Field of the Invention
The present invention relates to a semiconductor component having an MIM capacitor and to an associated fabrication method.
To produce integrated electronic circuits, integrated passive components such as resistors, inductors and capacitors are also needed. For many applications, integrated capacitors need to have series resistances and losses whose magnitudes are as negligible as possible, while having a low area requirement and a low coupling to the substrate. The demand for low series resistances can be met ideally by using metal-insulator-metal (MIM) capacitors. If the metallization planes and intermetal dielectrics normally present in a multilayer metallization are used, capacitors with a very small specific capacitance per unit area (typically below 0.1 fF/μm2) and relatively high tolerances above 20% can be produced. For optimized MIM capacitors, a separate insulating layer and usually a separate thin top metal electrode are generally used.

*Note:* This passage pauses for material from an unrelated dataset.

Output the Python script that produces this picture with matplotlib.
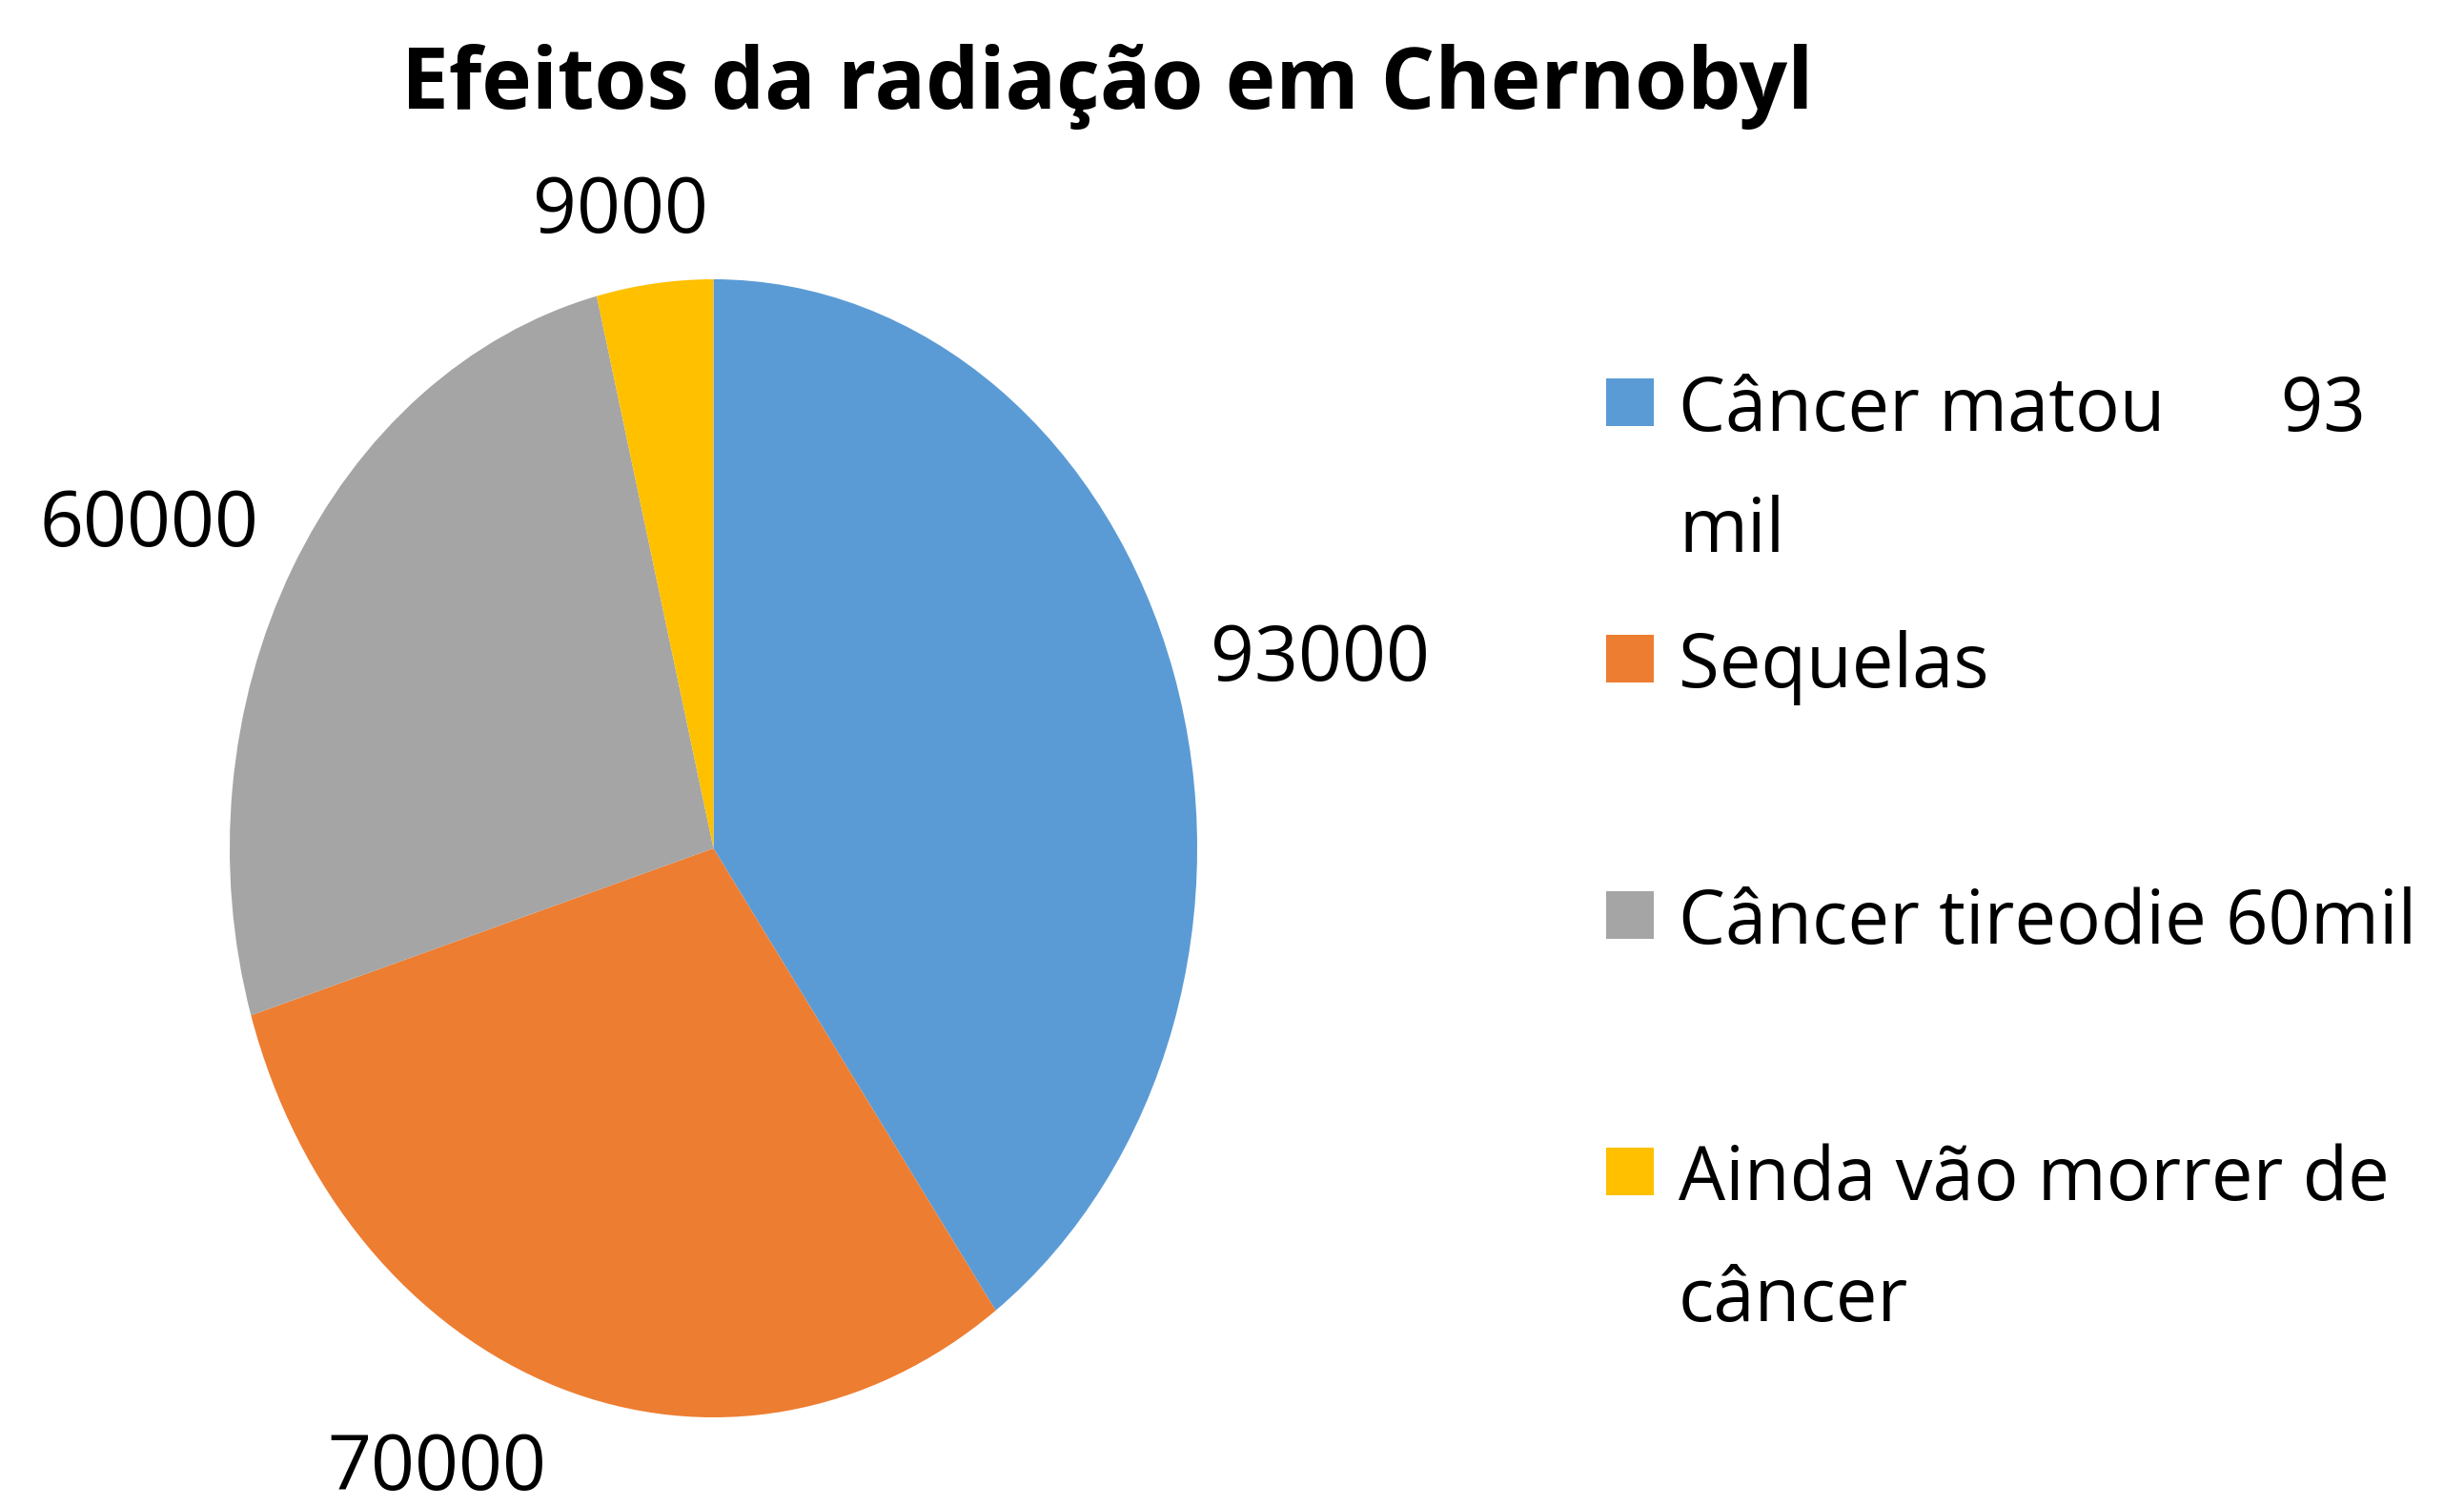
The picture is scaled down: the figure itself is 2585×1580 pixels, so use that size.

When integrating an MIM capacitor into a fabrication process for an integrated circuit, there are fundamentally two problems. The process cycle and to some extent also the layer sequence are significantly changed to some extent in the case of the usual methods. The differences between the fabrication methods for components with an integrated MIM capacitor and without an MIM capacitor result in different properties for the metallization system, particularly as regards reliability of the circuit. It is also difficult to achieve high specific capacitance per unit area values for the MIM capacitor, since reliability and tolerance problems quickly arise when using relatively thin capacitor dielectrics. The reason for this is that the typical granular structure of the bottom electrode, which is normally AlCu or AlSiCu, results in that the electrode has a relatively rough surface which can even change in the rest of the process cycle. In addition, with the normal method, the surface is subjected to a series of process steps that can impair the surface quality further. Following deposition and before the top electrode is applied, the capacitor dielectrics are also subjected to process steps which can adversely affect their surface or their layer property.
U.S. Pat. No. 5,391,905 describes an integrated circuit and an associated method for fabricating the circuit, where a top electrode made of polysilicon for a capacitor is deposited together with a contact electrode for a transistor after a bottom electrode made of polysilicon for the capacitor and a capacitor dielectric have been produced.
Published, Non-Prosecuted German Patent Application DE 198 38 435 A1 describes a method for fabricating a semiconductor memory where a bottom capacitor electrode made of polysilicon is deposited into an opening in an insulating film.